In banking, AI is particularly effective in data-intensive and operationally complex environments. This includes processing fragmented information at scale, coordinating workflows across multiple systems, and identifying patterns that would otherwise require extensive manual review.
These capabilities are already embedded within core operational and risk infrastructure. At Mashreq, the reconciliation platform Cypher automates investigative workflows that previously required analysts to navigate multiple systems, reducing processing time from days to seconds.
The same operational foundation extends into adjacent risk functions, including financial
crime oversight. At this level, consolidated intelligence combines multiple data sources into a single view. The Eagle Eye platform integrates multiple risk-detection engines into a unified analyst interface, combining transactional and non-transactional data with predictive scoring and automated narrative drafting. This integration has delivered a 110% productivity improvement and more than 80% reduction in investigation time while maintaining regulatory alignment.

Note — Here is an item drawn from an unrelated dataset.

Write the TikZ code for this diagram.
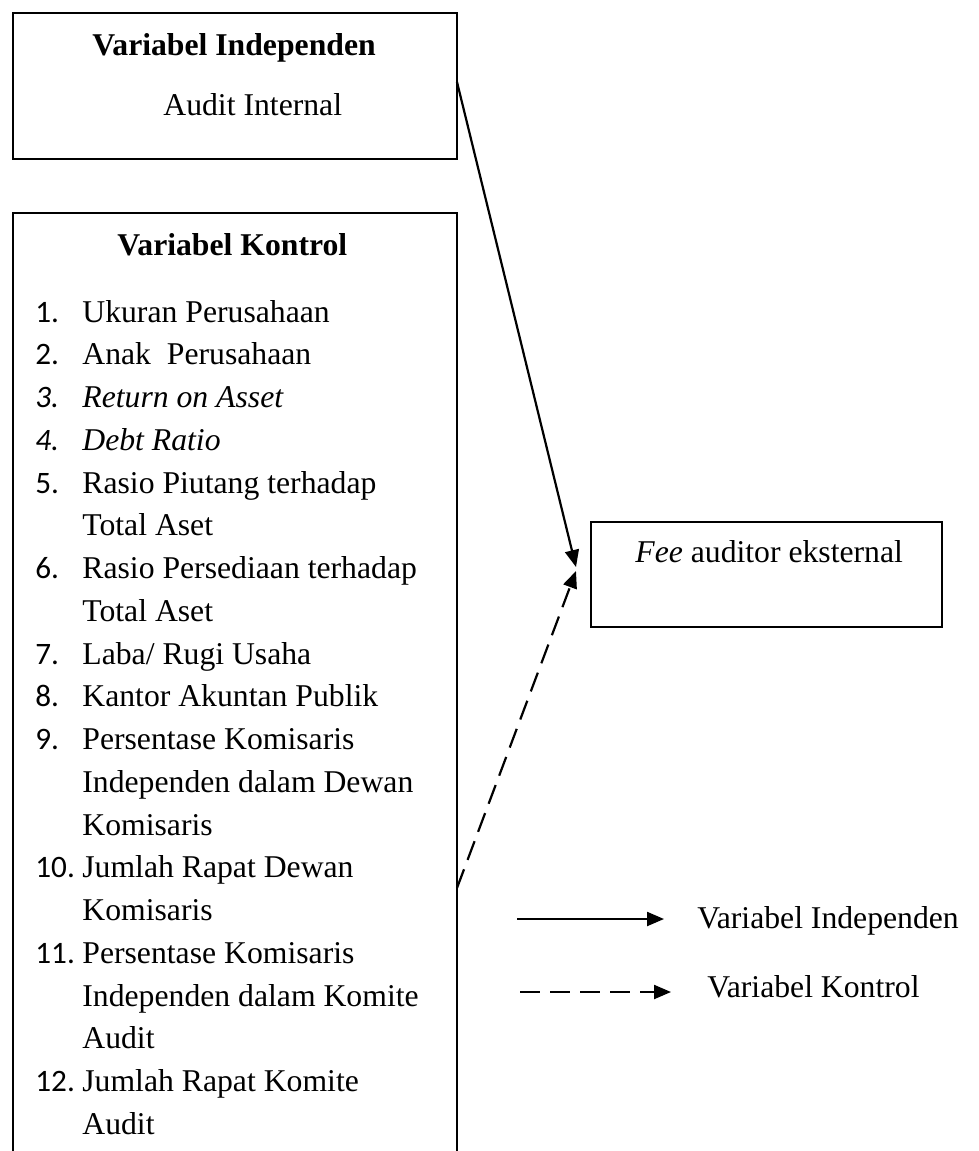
\documentclass[tikz,border=0pt]{standalone}
\usepackage{fontspec}
\setmainfont{Liberation Serif}
\newfontfamily\numfont{Carlito}
\usetikzlibrary{arrows.meta}
\begin{document}
\begin{tikzpicture}[x=0.5pt,y=-0.5pt,
  box/.style={draw,line width=1pt,inner sep=0pt,rectangle},
  txt/.style={anchor=base west,inner sep=0pt,font=\fontsize{15.85}{19}\selectfont},
  num/.style={anchor=base west,inner sep=0pt,font=\fontsize{15.6}{19}\numfont},
  conn/.style={line width=1.1pt,-{Triangle[length=8.5pt,width=7pt]}},
  dconn/.style={conn,dash pattern=on 10pt off 5pt}]
\useasboundingbox (0,0) rectangle (979,1151);
% boxes
\node[box,minimum width=222pt,minimum height=73pt] (indep) at (235,86) {};
\node[box,minimum width=222pt,minimum height=476pt] (kontrol) at (235,689) {};
\node[box,minimum width=175.5pt,minimum height=52.5pt] (fee) at (766.5,574.5) {};
% texts in top box
\node[txt,font=\fontsize{15.85}{19}\selectfont\bfseries] (t1) at (92,55) {Variabel Independen};
\node[txt] (t2) at (163,115) {Audit Internal};
% control box
\node[txt,font=\fontsize{15.85}{19}\selectfont\bfseries] (t3) at (117,255) {Variabel Kontrol};
\def\ls{42.76}
\foreach \i/\n/\t in {0/1./Ukuran Perusahaan,1/2./Anak\ \ Perusahaan,
  4/5./Rasio Piutang terhadap,5//Total Aset,6/6./Rasio Persediaan terhadap,7//Total Aset,
  8/7./Laba\slash\ Rugi Usaha,9/8./Kantor Akuntan Publik,10/9./Persentase Komisaris,
  11//Independen dalam Dewan,12//Komisaris,13/10./Jumlah Rapat Dewan,14//Komisaris,
  15/11./Persentase Komisaris,16//Independen dalam Komite,17//Audit,18/12./Jumlah Rapat Komite,19//Audit}{
  \node[num] (n\i) at (35,322+\i*\ls) {\n};
  \node[txt] (l\i) at (82,322+\i*\ls) {\t};
}
\node[num,font=\fontsize{15.6}{19}\numfont\itshape] (n2) at (35,322+2*\ls) {3.};
\node[txt,font=\fontsize{15.85}{19}\selectfont\itshape] (l2) at (82,322+2*\ls) {Return on Asset};
\node[num,font=\fontsize{15.6}{19}\numfont\itshape] (n3) at (35,322+3*\ls) {4.};
\node[txt,font=\fontsize{15.85}{19}\selectfont\itshape] (l3) at (82,322+3*\ls) {Debt Ratio};
% fee box text
\node[txt] (t4) at (635,562) {\textit{Fee} auditor eksternal};
% connectors
\coordinate (s1) at (457,82);
\coordinate (e1) at (576,567);
\coordinate (s2) at (457,888);
\coordinate (e2) at (576,571);
\draw[conn] (s1) -- (e1);
\draw[dconn] (s2) -- (e2);
% legend
\coordinate (la) at (517,919);
\coordinate (lb) at (664,919);
\coordinate (lc) at (520,992);
\coordinate (ld) at (671,992);
\draw[conn] (la) -- (lb);
\draw[dconn] (lc) -- (ld);
\node[txt] (lg1) at (697,928) {Variabel Independen};
\node[txt] (lg2) at (707,997) {Variabel Kontrol};
\end{tikzpicture}
\end{document}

Beyond risk and operations, AI also strengthens institutional consistency. The enterprise virtual assistant TADA centralizes fragmented internal knowledge into a single trusted interface, improving information reliability and coordination across teams. Despite these gains, decision authority remains deliberate and structured. Where outcomes materially affect customers or carry regulatory and reputational implications, human oversight is required. AI enhances analytical depth and standardizes input, but final accountability resides with experienced professionals.
Sustaining these outcomes depends on clearly defined boundaries. In financial services, automation reinforces performance only when responsibility remains explicit.